Pelaksanaa Bau Nyale

Perayaan Bau Nyale dilakukan 2 kali setiap Tahun, menurut bulan purnama sesuai dengan system tanggal suku sasak, yakni hari 19 & 20 bulan 10 & 11. Kalau sesuai dengan system penanggalan nasional biasanya jatuh pada Bulan Februari & Maret.

Perayaan penangkapan Nyale dibagi menjadi 2, sesuai dengan Bulan dimana munculnya Nyale dipermukaan air Laut:  

1) Nyale Tunggak
Adalah Nyale yang muncul di Bulan ke sepuluh, dan biasanya Nyale kebanyakan muncul Pada Bulan ini, maka masyarakat kebanyakan menangkap Nyale pada saat Nyale Tunggak ini.

2) Nyale poto
Adalah binatang Nyale yang muncul di Bulan ke sebelas


Apa yang dimaksud Nyale?
Semakin penasaran dengan nama Nyale? Kok binatang laut yang satu ini sangat istimewa.

Sebenarnya nama Nyale diambil dari nama binatang laut sejenis cacing, yaitu cacing Filum Annelida yang berkembang biaknya dengan cara bertelur.

Cacing Filum Annelida ini hidup dan berkembang biak di dalam lubang lubang karang, dan muncul ke permukaan dua kali dalam setahun.
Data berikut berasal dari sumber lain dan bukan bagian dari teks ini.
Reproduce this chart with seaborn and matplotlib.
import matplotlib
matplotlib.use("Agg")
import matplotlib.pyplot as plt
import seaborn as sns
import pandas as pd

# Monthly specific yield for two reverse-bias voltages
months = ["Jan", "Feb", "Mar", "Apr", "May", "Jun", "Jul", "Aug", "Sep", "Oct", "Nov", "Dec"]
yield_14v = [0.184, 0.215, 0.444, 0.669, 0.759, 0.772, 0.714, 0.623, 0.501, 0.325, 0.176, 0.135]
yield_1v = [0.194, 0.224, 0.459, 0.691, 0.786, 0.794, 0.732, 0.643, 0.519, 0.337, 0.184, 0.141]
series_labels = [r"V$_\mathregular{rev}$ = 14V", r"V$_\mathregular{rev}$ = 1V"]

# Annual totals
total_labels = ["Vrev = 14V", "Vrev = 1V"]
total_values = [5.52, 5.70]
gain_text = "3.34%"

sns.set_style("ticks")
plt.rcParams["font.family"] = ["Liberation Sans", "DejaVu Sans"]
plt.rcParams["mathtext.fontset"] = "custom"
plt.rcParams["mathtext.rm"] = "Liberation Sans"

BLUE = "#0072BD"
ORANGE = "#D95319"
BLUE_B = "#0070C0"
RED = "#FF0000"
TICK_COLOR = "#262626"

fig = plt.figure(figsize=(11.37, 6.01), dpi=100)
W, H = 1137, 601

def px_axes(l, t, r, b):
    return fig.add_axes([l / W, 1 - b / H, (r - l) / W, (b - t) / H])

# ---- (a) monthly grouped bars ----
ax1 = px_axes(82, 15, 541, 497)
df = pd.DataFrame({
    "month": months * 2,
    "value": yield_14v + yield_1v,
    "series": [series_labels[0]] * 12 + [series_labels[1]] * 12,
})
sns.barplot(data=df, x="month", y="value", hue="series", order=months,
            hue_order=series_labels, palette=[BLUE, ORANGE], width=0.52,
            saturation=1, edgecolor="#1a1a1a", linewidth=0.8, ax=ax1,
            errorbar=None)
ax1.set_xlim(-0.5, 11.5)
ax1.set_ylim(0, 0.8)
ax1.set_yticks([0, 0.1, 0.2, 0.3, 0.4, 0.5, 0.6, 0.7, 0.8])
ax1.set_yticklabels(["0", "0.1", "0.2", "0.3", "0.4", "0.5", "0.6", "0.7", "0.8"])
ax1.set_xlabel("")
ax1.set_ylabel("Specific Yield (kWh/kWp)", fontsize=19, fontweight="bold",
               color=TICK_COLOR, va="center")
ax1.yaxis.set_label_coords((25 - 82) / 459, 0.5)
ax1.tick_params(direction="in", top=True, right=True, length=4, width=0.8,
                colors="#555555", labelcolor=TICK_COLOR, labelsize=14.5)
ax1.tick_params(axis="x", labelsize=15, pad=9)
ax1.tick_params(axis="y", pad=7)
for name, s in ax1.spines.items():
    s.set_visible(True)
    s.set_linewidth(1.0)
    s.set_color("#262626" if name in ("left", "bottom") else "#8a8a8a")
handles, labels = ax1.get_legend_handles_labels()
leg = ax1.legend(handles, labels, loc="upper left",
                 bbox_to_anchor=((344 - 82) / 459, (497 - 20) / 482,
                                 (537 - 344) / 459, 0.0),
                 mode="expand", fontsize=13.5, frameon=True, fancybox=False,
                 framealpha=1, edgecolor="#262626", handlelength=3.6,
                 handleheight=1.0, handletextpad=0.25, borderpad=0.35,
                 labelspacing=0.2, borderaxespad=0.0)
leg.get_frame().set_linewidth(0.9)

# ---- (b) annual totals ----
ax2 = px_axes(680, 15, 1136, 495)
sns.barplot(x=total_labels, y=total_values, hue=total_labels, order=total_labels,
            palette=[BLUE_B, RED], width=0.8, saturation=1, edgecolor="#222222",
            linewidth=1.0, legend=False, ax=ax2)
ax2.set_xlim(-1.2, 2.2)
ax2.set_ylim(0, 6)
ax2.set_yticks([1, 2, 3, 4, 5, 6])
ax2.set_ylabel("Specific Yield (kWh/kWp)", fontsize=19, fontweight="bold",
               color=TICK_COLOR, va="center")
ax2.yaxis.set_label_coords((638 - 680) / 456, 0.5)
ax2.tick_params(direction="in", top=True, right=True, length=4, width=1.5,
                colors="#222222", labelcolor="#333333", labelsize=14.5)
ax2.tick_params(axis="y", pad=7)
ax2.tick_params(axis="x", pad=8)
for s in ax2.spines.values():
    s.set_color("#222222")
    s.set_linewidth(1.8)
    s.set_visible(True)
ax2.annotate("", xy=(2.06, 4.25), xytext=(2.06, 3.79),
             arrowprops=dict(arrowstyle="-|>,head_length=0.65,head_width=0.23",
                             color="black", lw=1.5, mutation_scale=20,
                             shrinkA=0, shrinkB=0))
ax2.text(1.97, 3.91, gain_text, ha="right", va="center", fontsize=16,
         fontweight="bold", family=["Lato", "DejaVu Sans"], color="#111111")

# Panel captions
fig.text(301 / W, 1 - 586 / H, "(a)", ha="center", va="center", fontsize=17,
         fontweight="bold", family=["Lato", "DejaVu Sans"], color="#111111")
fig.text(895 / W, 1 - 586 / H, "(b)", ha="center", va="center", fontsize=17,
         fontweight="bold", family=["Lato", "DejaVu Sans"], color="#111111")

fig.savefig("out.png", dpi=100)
Oleh sebab itu masyarakat Suku Sasak melaksanakan perayaan Bau Nyale dua kali dalam setahun.


Asal Usul Nyale Menurut Legenda Suku Sasak
Masyarakat Suku Sasak mempercayai bahwa Nyale ini bukan binatang sekedar cacing laut, akan tetapi seorang Putri Mandalika yang menjelma menjadi Nyale.

Dikisahkan Putri Mandalika yang mempunyai paras cantik dan baik hati, menjadikan banyak para pangeran dan raja jatuh hati kepada putri Mandalika.

Para Raja dan Pangeran dari berbagai kerajaan berlomba-lomba mendapatkan hati Putri Mandalika dan berniat menikahi untuk dijadikan permaisuri di kemudian hari.

Akan tetapi Putri Mandalika merasa resah dan gundah gulana dalam menentukan pilihannya, sebab jika memilih salah satu dari pangeran atau raja, maka akan terjadi peperangan dan rakyat akan menderita dikarenakan menjadi korban dari peperangan.

Kemudian Putri Mandalika memutuskan untuk berkorban dengan menceburkan diri ke laut dan berubah menjadi Nyale yang berwarna warni.

warna warni nyale budaya wisata lombok


Masyarakat Suku Sasak-Lombok sangat percaya bahwa jika mereka mengabaikan Nyale tersebut akan terkena kesialan dan kemalangan.

Mereka percaya baha Nyale-Nyale ini dapat menyuburkan tanah pertanian sehingga panen akan melimpah. Kadang Nyale ini dipergunakan juga untuk keperluan obat-obatan hingga yang bersifat magis.